## Goal
Copy every line of the listing exactly.

====== Information shown ======

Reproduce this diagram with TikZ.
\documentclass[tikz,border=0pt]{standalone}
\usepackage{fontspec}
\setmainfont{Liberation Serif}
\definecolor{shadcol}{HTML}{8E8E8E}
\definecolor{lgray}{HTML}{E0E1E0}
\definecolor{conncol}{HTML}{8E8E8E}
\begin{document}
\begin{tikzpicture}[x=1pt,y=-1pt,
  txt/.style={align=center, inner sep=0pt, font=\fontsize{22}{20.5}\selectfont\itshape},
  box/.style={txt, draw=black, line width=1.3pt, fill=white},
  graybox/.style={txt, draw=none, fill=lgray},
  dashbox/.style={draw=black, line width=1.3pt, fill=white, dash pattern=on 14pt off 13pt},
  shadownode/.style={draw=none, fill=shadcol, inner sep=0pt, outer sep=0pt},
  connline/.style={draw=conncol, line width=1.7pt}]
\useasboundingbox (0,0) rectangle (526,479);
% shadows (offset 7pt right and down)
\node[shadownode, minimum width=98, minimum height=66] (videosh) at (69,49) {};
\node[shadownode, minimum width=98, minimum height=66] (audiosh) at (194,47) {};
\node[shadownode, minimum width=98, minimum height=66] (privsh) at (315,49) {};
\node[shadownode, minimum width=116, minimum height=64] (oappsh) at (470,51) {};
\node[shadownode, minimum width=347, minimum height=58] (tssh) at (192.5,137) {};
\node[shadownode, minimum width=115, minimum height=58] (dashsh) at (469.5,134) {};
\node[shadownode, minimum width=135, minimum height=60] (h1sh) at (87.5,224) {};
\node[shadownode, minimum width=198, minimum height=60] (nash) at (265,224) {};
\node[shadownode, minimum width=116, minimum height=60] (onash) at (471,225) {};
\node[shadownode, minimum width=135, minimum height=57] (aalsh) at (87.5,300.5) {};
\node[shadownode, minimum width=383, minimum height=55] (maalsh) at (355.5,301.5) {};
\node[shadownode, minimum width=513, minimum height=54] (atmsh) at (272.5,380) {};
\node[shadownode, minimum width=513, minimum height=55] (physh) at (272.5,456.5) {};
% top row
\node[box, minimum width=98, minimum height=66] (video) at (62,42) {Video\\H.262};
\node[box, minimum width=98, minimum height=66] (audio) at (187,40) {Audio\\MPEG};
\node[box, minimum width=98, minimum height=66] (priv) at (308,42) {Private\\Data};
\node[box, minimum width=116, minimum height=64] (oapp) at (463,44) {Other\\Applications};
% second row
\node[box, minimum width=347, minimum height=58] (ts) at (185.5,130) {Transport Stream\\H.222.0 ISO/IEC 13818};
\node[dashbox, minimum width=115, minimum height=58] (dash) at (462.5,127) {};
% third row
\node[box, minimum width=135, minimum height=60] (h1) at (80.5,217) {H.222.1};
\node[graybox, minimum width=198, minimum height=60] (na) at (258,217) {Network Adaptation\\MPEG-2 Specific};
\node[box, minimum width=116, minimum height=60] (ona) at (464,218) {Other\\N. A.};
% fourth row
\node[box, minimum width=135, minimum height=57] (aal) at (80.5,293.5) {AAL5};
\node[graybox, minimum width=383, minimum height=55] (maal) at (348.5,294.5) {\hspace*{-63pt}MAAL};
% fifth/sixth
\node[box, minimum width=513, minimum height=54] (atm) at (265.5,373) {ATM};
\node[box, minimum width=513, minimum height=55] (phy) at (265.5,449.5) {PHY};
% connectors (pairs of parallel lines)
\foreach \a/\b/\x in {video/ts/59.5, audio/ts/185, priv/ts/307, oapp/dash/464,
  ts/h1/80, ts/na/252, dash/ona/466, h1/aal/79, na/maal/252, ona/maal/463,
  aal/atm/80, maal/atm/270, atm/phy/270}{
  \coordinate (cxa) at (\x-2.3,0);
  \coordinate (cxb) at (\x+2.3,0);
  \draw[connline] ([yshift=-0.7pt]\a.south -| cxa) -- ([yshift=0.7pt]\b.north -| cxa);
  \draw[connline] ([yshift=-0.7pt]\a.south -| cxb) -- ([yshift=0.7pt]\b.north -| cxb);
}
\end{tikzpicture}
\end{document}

======

## Exercise answer
Reproduce this diagram with TikZ.
\documentclass[tikz,border=0pt]{standalone}
\usepackage{fontspec}
\setmainfont{Liberation Serif}
\definecolor{shadcol}{HTML}{8E8E8E}
\definecolor{lgray}{HTML}{E0E1E0}
\definecolor{conncol}{HTML}{8E8E8E}
\begin{document}
\begin{tikzpicture}[x=1pt,y=-1pt,
  txt/.style={align=center, inner sep=0pt, font=\fontsize{22}{20.5}\selectfont\itshape},
  box/.style={txt, draw=black, line width=1.3pt, fill=white},
  graybox/.style={txt, draw=none, fill=lgray},
  dashbox/.style={draw=black, line width=1.3pt, fill=white, dash pattern=on 14pt off 13pt},
  shadownode/.style={draw=none, fill=shadcol, inner sep=0pt, outer sep=0pt},
  connline/.style={draw=conncol, line width=1.7pt}]
\useasboundingbox (0,0) rectangle (526,479);
% shadows (offset 7pt right and down)
\node[shadownode, minimum width=98, minimum height=66] (videosh) at (69,49) {};
\node[shadownode, minimum width=98, minimum height=66] (audiosh) at (194,47) {};
\node[shadownode, minimum width=98, minimum height=66] (privsh) at (315,49) {};
\node[shadownode, minimum width=116, minimum height=64] (oappsh) at (470,51) {};
\node[shadownode, minimum width=347, minimum height=58] (tssh) at (192.5,137) {};
\node[shadownode, minimum width=115, minimum height=58] (dashsh) at (469.5,134) {};
\node[shadownode, minimum width=135, minimum height=60] (h1sh) at (87.5,224) {};
\node[shadownode, minimum width=198, minimum height=60] (nash) at (265,224) {};
\node[shadownode, minimum width=116, minimum height=60] (onash) at (471,225) {};
\node[shadownode, minimum width=135, minimum height=57] (aalsh) at (87.5,300.5) {};
\node[shadownode, minimum width=383, minimum height=55] (maalsh) at (355.5,301.5) {};
\node[shadownode, minimum width=513, minimum height=54] (atmsh) at (272.5,380) {};
\node[shadownode, minimum width=513, minimum height=55] (physh) at (272.5,456.5) {};
% top row
\node[box, minimum width=98, minimum height=66] (video) at (62,42) {Video\\H.262};
\node[box, minimum width=98, minimum height=66] (audio) at (187,40) {Audio\\MPEG};
\node[box, minimum width=98, minimum height=66] (priv) at (308,42) {Private\\Data};
\node[box, minimum width=116, minimum height=64] (oapp) at (463,44) {Other\\Applications};
% second row
\node[box, minimum width=347, minimum height=58] (ts) at (185.5,130) {Transport Stream\\H.222.0 ISO/IEC 13818};
\node[dashbox, minimum width=115, minimum height=58] (dash) at (462.5,127) {};
% third row
\node[box, minimum width=135, minimum height=60] (h1) at (80.5,217) {H.222.1};
\node[graybox, minimum width=198, minimum height=60] (na) at (258,217) {Network Adaptation\\MPEG-2 Specific};
\node[box, minimum width=116, minimum height=60] (ona) at (464,218) {Other\\N. A.};
% fourth row
\node[box, minimum width=135, minimum height=57] (aal) at (80.5,293.5) {AAL5};
\node[graybox, minimum width=383, minimum height=55] (maal) at (348.5,294.5) {\hspace*{-63pt}MAAL};
% fifth/sixth
\node[box, minimum width=513, minimum height=54] (atm) at (265.5,373) {ATM};
\node[box, minimum width=513, minimum height=55] (phy) at (265.5,449.5) {PHY};
% connectors (pairs of parallel lines)
\foreach \a/\b/\x in {video/ts/59.5, audio/ts/185, priv/ts/307, oapp/dash/464,
  ts/h1/80, ts/na/252, dash/ona/466, h1/aal/79, na/maal/252, ona/maal/463,
  aal/atm/80, maal/atm/270, atm/phy/270}{
  \coordinate (cxa) at (\x-2.3,0);
  \coordinate (cxb) at (\x+2.3,0);
  \draw[connline] ([yshift=-0.7pt]\a.south -| cxa) -- ([yshift=0.7pt]\b.north -| cxa);
  \draw[connline] ([yshift=-0.7pt]\a.south -| cxb) -- ([yshift=0.7pt]\b.north -| cxb);
}
\end{tikzpicture}
\end{document}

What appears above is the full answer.